We affirm the district court’s dismissal without prejudice to the administrative exhaustion of plaintiff’s Rehabilitation Act claim.

The Prison Litigation Reform Act requires exhaustion of all administrative remedies, so long as they are available.

According to plaintiff, he was never informed about the EEO process, rendering it unavailable to him. We disagree. Although the record indicates that the BOP could have been clearer in its instructions to prisoners alleging Rehabilitation Act claims, we cannot conclude that the EEO process was unavailable. Plaintiff’s unawareness of the EEO process does not rise to the level of unavailability.

A BOP program statement included a section entitled “Administrative Remedies,” stating that, in addition to the BOP’s Administrative Remedy Program (ARP), “inmates alleging violations of the Rehabilitation Act must also use additional procedures required by the [DOJ] in order to exhaust available administrative remedies.” The Program Statement also explicitly directed inmates to the “DOJ procedures . . . found at 28 C.F.R. § 39.170.” Finally, the Program Statement was publicly available.

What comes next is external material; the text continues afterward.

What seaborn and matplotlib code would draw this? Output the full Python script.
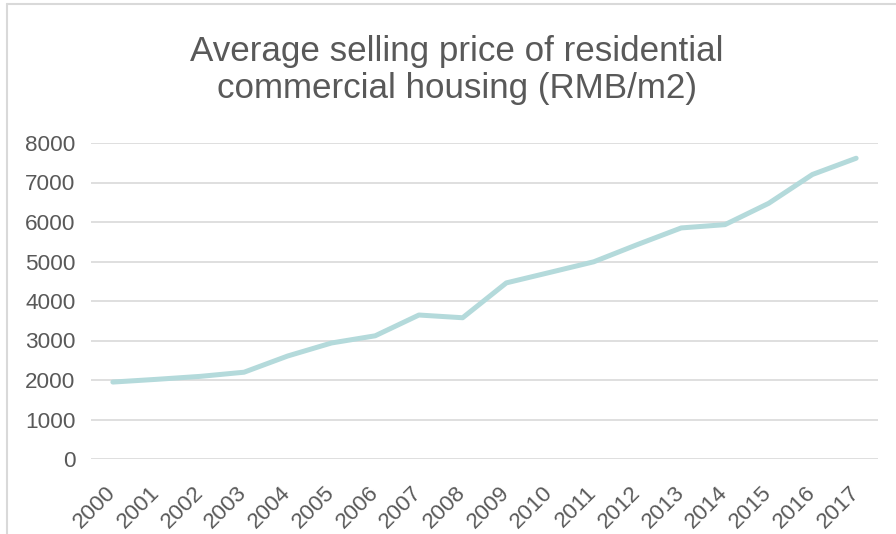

The EEO remedy was not only generally available to all inmates, but plaintiff also could have discovered the program statement and the EEO process through reasonable effort. Indeed, plaintiff’s pro se complaint cites an order from a case in which a magistrate judge recommended that a Rehabilitation Act claim should be dismissed for failure to exhaust both the ARP and the EEO process.

Although the government cannot be expected to make inmates aware of every legal authority that might be of use, we note that it would pain BOP very little – and would save the courts considerable resources – to make clearer to inmates filing Rehabilitation Act claims that they are required to exhaust both the BOP’s grievance policies and the EEO process.

Affirmed.

Williams v. Carvajal (Lawyers Weekly No. 001-040-23, 21 pp.) (Harvie Wilkinson, J.) No. 22-6495. Appealed from USDC at Raleigh, N.C. (Louise Flanagan, J.) Jennifer Wedekind, Daniel Siegel, Michele Delgado, Kaitlin  Banner, Jacqueline Kutnik-Bauder, Ashika Verriest and Margaret Hart for appellant; Holly Paxson Pratesi, Michael Easley and Samuel Weiss for appellee. 4th Cir.